Hay una mordaz ironía implícita en el hecho de que un cineasta, Leonard Fife (Richard Gere), célebre por sus documentales, es decir, por registrar, reflejar, una realidad, que además denuncia (la guerra, el abuso de niños por parte de eclesiásticos, la brutal caza de focas...) no sepa con certeza si sus recuerdos son ciertos o no, esto es, si son reales o no. ¿Cuál es la materia, la consistencia, de esas imágenes, de esos relatos, que comparte? Hay también una mordaz ironía implícita en el hecho de que quien sabe que ya carece de futuro, pues su cáncer ha minado su cuerpo, y es poco tiempo de vida el que le queda, piense que sólo le queda un pasado que es más bien un territorio de ficción.
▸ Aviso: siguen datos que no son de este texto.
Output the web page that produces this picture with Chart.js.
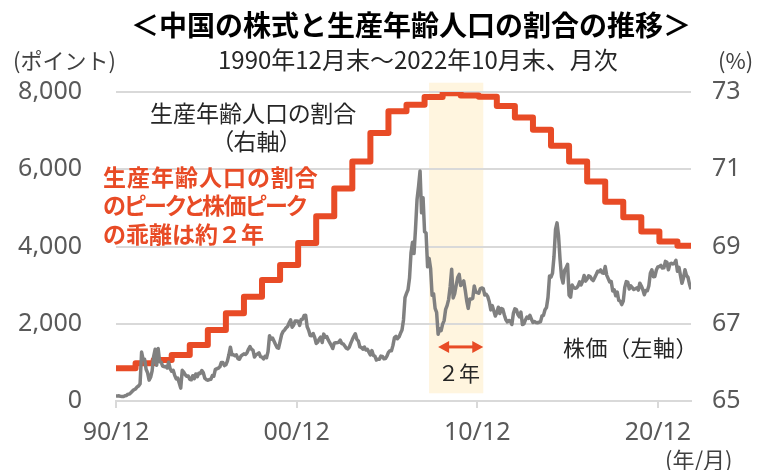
<!DOCTYPE html>
<html lang="ja">

<head>
    <meta charset="UTF-8">
    <title>中国の株式と生産年齢人口の割合の推移</title>
    <script src="https://cdn.jsdelivr.net/npm/chart.js"></script>
    <style>
        body { margin: 0; background: #fff; }
        .wrap { position: relative; width: 763px; height: 470px; overflow: hidden; }
        .txt { position: absolute; white-space: nowrap; line-height: 1; font-family: "Noto Sans CJK JP", sans-serif; color: #262626; }
        .title { left: 131px; top: 10px; font-size: 28px; font-weight: bold; color: #000; }
        .sub { left: 218px; top: 47px; font-size: 24px; }
        .unit { top: 48px; font-size: 22px; color: #404040; }
        .note { font-size: 23px; font-feature-settings: "palt"; }
        .red { color: #e84b26; font-weight: bold; font-size: 23px; }
    </style>
</head>

<body>
    <div class="wrap">
        <canvas id="grafico" width="763" height="470"></canvas>

        <div class="txt title">＜中国の株式と生産年齢人口の割合の推移＞</div>
        <div class="txt sub">1990年12月末～2022年10月末、月次</div>
        <div class="txt unit" style="left:13px">(ポイント)</div>
        <div class="txt unit" style="left:718px">(%)</div>

        <div class="txt note" style="left:150px; top:101px">生産年齢人口の割合</div>
        <div class="txt note" style="left:222px; top:129px">（右軸）</div>

        <div class="txt red" style="left:103px; top:165px; font-feature-settings:'palt'; letter-spacing:1px">生産年齢人口の割合</div>
        <div class="txt red" style="left:103px; top:193px; font-feature-settings:'palt'; letter-spacing:-1.5px">のピークと株価ピーク</div>
        <div class="txt red" style="left:103px; top:222px">の乖離は約２年</div>

        <div class="txt" style="left:563px; top:335px; font-size:22px; letter-spacing:0.5px">株価（左軸）</div>
        <div class="txt" style="left:438px; top:362px; font-size:21px">２年</div>
        <div class="txt unit" style="left:665px; top:447px">(年/月)</div>
    </div>
</body>

</html>

<script>
    // 上海総合指数 月末値 (1990/12 ～ 2022/10)
    var stock1990s = [
        128,
        130, 134, 120, 114, 115, 138, 144, 178, 181, 219, 260, 293,
        313, 364, 388, 445, 1266, 1080, 1080, 822, 728, 540, 615, 780,
        1151, 1340, 925, 1358, 1013, 1007, 903, 887, 896, 856, 1002, 834,
        770, 793, 665, 573, 593, 467, 334, 795, 750, 680, 640, 648,
        562, 549, 655, 580, 701, 630, 716, 713, 790, 730, 590, 555,
        537, 555, 561, 658, 645, 821, 835, 850, 885, 1000, 1000, 917,
        939, 1033, 1197, 1393, 1200, 1195, 1173, 1195, 1097, 1080, 1161, 1194,
        1222, 1206, 1244, 1340, 1411, 1339, 1315, 1137, 1195, 1218, 1248, 1147,
        1135, 1090, 1158, 1120, 1280, 1689, 1601, 1628, 1547, 1463, 1384, 1367
    ];
    var stock2000s = [
        1535, 1714, 1800, 1836, 1894, 1928, 2023, 2099, 1910, 1961, 2070, 2073,
        2065, 1959, 2112, 2119, 2214, 2218, 1920, 1834, 1698, 1690, 1747, 1646,
        1490, 1524, 1603, 1656, 1516, 1732, 1652, 1669, 1581, 1509, 1441, 1358,
        1499, 1511, 1510, 1521, 1577, 1487, 1477, 1421, 1367, 1349, 1397, 1497,
        1590, 1675, 1742, 1595, 1555, 1399, 1386, 1342, 1397, 1321, 1341, 1266,
        1191, 1306, 1181, 1159, 1060, 1080, 1083, 1162, 1155, 1092, 1099, 1161,
        1258, 1299, 1298, 1440, 1641, 1672, 1612, 1658, 1752, 1837, 2099, 2675,
        2786, 2881, 3183, 3841, 4109, 3820, 4471, 5218, 5552, 5954, 4871, 5262,
        4383, 4348, 3473, 3693, 3433, 2736, 2775, 2397, 2293, 1729, 1871, 1821,
        1991, 2082, 2373, 2477, 2633, 2959, 3412, 2667, 2779, 2996, 3195, 3277
    ];
    var stock2010s = [
        2989, 3052, 3110, 2871, 2593, 2398, 2638, 2639, 2656, 2979, 2820, 2808,
        2790, 2905, 2928, 2911, 2743, 2762, 2701, 2568, 2359, 2469, 2333, 2199,
        2292, 2428, 2263, 2397, 2373, 2225, 2103, 2047, 2086, 2069, 1980, 2269,
        2385, 2366, 2237, 2178, 2301, 1979, 1994, 2098, 2175, 2141, 2220, 2116,
        2033, 2056, 2033, 2026, 2039, 2048, 2201, 2217, 2364, 2420, 2683, 3235,
        3210, 3310, 3748, 4442, 4612, 4277, 3664, 3206, 3053, 3383, 3445, 3539,
        2738, 2688, 3004, 2938, 2917, 2930, 2979, 3085, 3005, 3100, 3250, 3104,
        3159, 3242, 3223, 3155, 3117, 3192, 3273, 3361, 3349, 3393, 3317, 3307,
        3481, 3259, 3169, 3082, 3095, 2847, 2876, 2725, 2821, 2603, 2588, 2494,
        2585, 2941, 3091, 3078, 2899, 2979, 2933, 2886, 2905, 2929, 2872, 3050
    ];
    var stock2020s = [
        2977, 2880, 2750, 2860, 2852, 2985, 3310, 3396, 3218, 3225, 3392, 3473,
        3483, 3509, 3442, 3447, 3615, 3591, 3397, 3544, 3568, 3547, 3564, 3640,
        3361, 3462, 3252, 3047, 3186, 3399, 3253, 3202, 3024, 2893
    ];

    // 生産年齢人口の割合 (%) 1991年～2022年、年次
    var shareFirstYear = 1991;
    var shareValues = [
        65.85, 65.98, 66.06, 66.19, 66.45, 66.84, 67.27, 67.70, 68.13, 68.52,
        69.09, 69.78, 70.50, 71.20, 71.94, 72.50, 72.67, 72.87, 72.97, 72.91,
        72.88, 72.64, 72.34, 72.02, 71.61, 71.20, 70.68, 70.16, 69.76, 69.39,
        69.13, 69.02
    ];

    // 目盛り (1990/12 からの月数)
    var tickMonths = [0, 120, 240, 360];
    var tickLabels = ["90/12", "00/12", "10/12", "20/12"];

    // 網掛けと矢印 (月数、左軸の値)
    var shadeFrom = 208, shadeTo = 244, shadeTop = 8240, shadeBottom = 200;
    var arrowFrom = 214, arrowTo = 244, arrowLevel = 1400;

    var stock = stock1990s.concat(stock2000s, stock2010s, stock2020s);
    var lastMonth = stock.length - 1;

    var stockPoints = [];
    for (var i = 0; i < stock.length; i++) {
        stockPoints.push({ x: i, y: stock[i] });
    }

    var sharePoints = [];
    for (var k = 0; k < shareValues.length; k++) {
        var inicio = (shareFirstYear + k - 1991) * 12 + 1;
        sharePoints.push({ x: k == 0 ? 0 : inicio, y: shareValues[k] });
    }
    sharePoints.push({ x: lastMonth, y: shareValues[shareValues.length - 1] });

    var cinza = "#595959";
    var fonteNum = { family: "'Noto Sans', sans-serif", size: 25 };

    var extras = {
        id: "extras",
        beforeDraw: function (chart) {
            var ctx = chart.ctx, x = chart.scales.x, y = chart.scales.y;
            var x0 = x.getPixelForValue(shadeFrom), x1 = x.getPixelForValue(shadeTo);
            var y0 = y.getPixelForValue(shadeTop), y1 = y.getPixelForValue(shadeBottom);
            ctx.save();
            ctx.fillStyle = "#fff5df";
            ctx.fillRect(x0, y0, x1 - x0, y1 - y0);
            ctx.restore();
        },
        afterDatasetsDraw: function (chart) {
            var ctx = chart.ctx, x = chart.scales.x, y = chart.scales.y;
            var a = x.getPixelForValue(arrowFrom), b = x.getPixelForValue(arrowTo);
            var yy = y.getPixelForValue(arrowLevel);
            ctx.save();
            ctx.strokeStyle = "#e84b26";
            ctx.fillStyle = "#e84b26";
            ctx.lineWidth = 3;
            ctx.beginPath();
            ctx.moveTo(a + 8, yy);
            ctx.lineTo(b - 8, yy);
            ctx.stroke();
            ctx.beginPath();
            ctx.moveTo(a, yy); ctx.lineTo(a + 11, yy - 6); ctx.lineTo(a + 11, yy + 6); ctx.closePath();
            ctx.moveTo(b, yy); ctx.lineTo(b - 11, yy - 6); ctx.lineTo(b - 11, yy + 6); ctx.closePath();
            ctx.fill();
            ctx.restore();
        }
    };

    new Chart(document.getElementById("grafico"), {
        type: "line",
        data: {
            datasets: [{
                label: "株価",
                data: stockPoints,
                yAxisID: "y",
                borderColor: "#808080",
                borderWidth: 3.5,
                borderJoinStyle: "round",
                pointRadius: 0,
                tension: 0
            }, {
                label: "生産年齢人口の割合",
                data: sharePoints,
                yAxisID: "y1",
                borderColor: "#e84b26",
                borderWidth: 6,
                borderJoinStyle: "round",
                pointRadius: 0,
                stepped: true
            }]
        },
        options: {
            responsive: false,
            animation: false,
            layout: { padding: { top: 92 } },
            plugins: { legend: { display: false }, tooltip: { enabled: false } },
            scales: {
                x: {
                    type: "linear",
                    min: 0,
                    max: lastMonth,
                    afterBuildTicks: function (s) {
                        s.ticks = tickMonths.map(function (v) { return { value: v }; });
                    },
                    afterFit: function (s) { s.height = 69; },
                    ticks: {
                        autoSkip: false,
                        maxRotation: 0,
                        padding: 10,
                        color: cinza,
                        font: fonteNum,
                        callback: function (v) { return tickLabels[tickMonths.indexOf(v)]; }
                    },
                    grid: { drawOnChartArea: false, color: "#d9d9d9", lineWidth: 2, tickLength: 7 },
                    border: { color: "#d9d9d9", width: 2 }
                },
                y: {
                    position: "left",
                    min: 0,
                    max: 8000,
                    afterFit: function (s) { s.width = 116; },
                    ticks: {
                        stepSize: 2000,
                        padding: 34,
                        color: cinza,
                        font: fonteNum,
                        callback: function (v) { return v.toLocaleString("en-US"); }
                    },
                    grid: { color: "#d9d9d9", lineWidth: 2, drawTicks: false },
                    border: { display: false }
                },
                y1: {
                    position: "right",
                    min: 65,
                    max: 73,
                    afterFit: function (s) { s.width = 72; },
                    ticks: { stepSize: 2, padding: 21, color: cinza, font: fonteNum },
                    grid: { drawOnChartArea: false, drawTicks: false },
                    border: { display: false }
                }
            }
        },
        plugins: [extras]
    });
</script>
Su misma esposa durante treinta años, Emma (Uma Thurman), señala que no se pueden fiar de lo que diga en esa entrevista que ha accedido a realizar para unos antiguos alumnos suyos, Malcom (Michael Imperioli) y Diana (Victoria Hill), aunque poco parece importarles la veracidad de lo que diga sino el impacto que puede causar las palabras de un moribundo (no dudan en colocar una cámara miniaturizada en su dormitorio). ¿Qué imagen importa?¿Importa lo real o importa el impacto que puede causar una imagen? O desde otro ángulo ¿es la realidad una suma de ficciones que desentrañar?
La narración de Oh, Canada (2024), adaptación de Los abandonados, de Russell Banks, a quien Schrader ya había adaptado en la excelente Aflicción (1997), combina y alterna tiempos, formatos y distintas visualizaciones, sea en blanco y negro o en color, acorde a la fractura de la mente de quien ya no discierne si lo que evoca, relata, es real o es un reflejo de su mente desquiciada. Incluso, en algunas de las circunstancias evocadas de su pasado, como cuando tenía veintidós años, encarnado por Jacob Elordi, será el Leonard ya anciano el que intervenga en esas acciones con quien era su esposa entonces, Alicia (Kristen Froseth). En el presente, el formato es el cuadrado, mientras que en el pasado es el panorámico, pero el pasado a veces es representado en color (un color que se siente como color) y en otras en blanco y negro. La expresión lumínica en el presente casi carece de luz, priman las penumbras. El del pasado es más resplandeciente, pero es una luz engañosa, porque no se sabe qué es cierto de lo que relata. Hay cierta secuencia que se repite, con uno y otro, sentado en una cafetería, mirando hacia afuera, hacia un resplandor. ¿El resplandor de qué?
Leonard considera que su vida comenzó un 30 de marzo de 1968, porque fue cuando el padre de su esposa le propuso otra dirección de vida, ser el máximo responsable de su empresa. Una dirección distinta a la que él tenía pensada, como profesor. Una dirección de vida, que su esposa, embarazada de un segundo hijo, también apoyaba porque apuntalaba su futuro sobre cimientos de certeza. Pero por alguna razón, decidió que su dirección fuera otra. Cuando entra en el aeropuerto, supuestamente para volver en unos días y responder a la propuesta de su suegro, la voz narradora indica que no volvió a ver a su hijo en treinta años. Y entonces tampoco quiso volver a verle, como quien niega otra vida, otra vida que no fue, o quizá la vergüenza por evocar qué hizo, qué consecuencias tuvo su decisión de optar por otra dirección de vida, esa que implicaba tomar la dirección de Canada en vez de la de Massachusets para retornar al hogar. ¿Por qué? En cierta secuencia del presente, los cortes de montaje evidencian la inestabilidad de quien ya no sabe qué evoca, qué fundamento tiene lo que en su mente surge. En otra, en su pasado, la planificación se fragmenta cuando la realidad evidencia a Leonard, con sus veintidós años, que no hay cimientos de certeza por mucho que así lo parezca. Oh, Canada interroga sobre la posibilidad de una realidad que se pueda ajustar a lo que se quisiera ser, aunque deje cadáveres de ilusiones ajenas detrás. Oh, Canada es un relato fúnebre. Un relato sobre los añicos de una vida.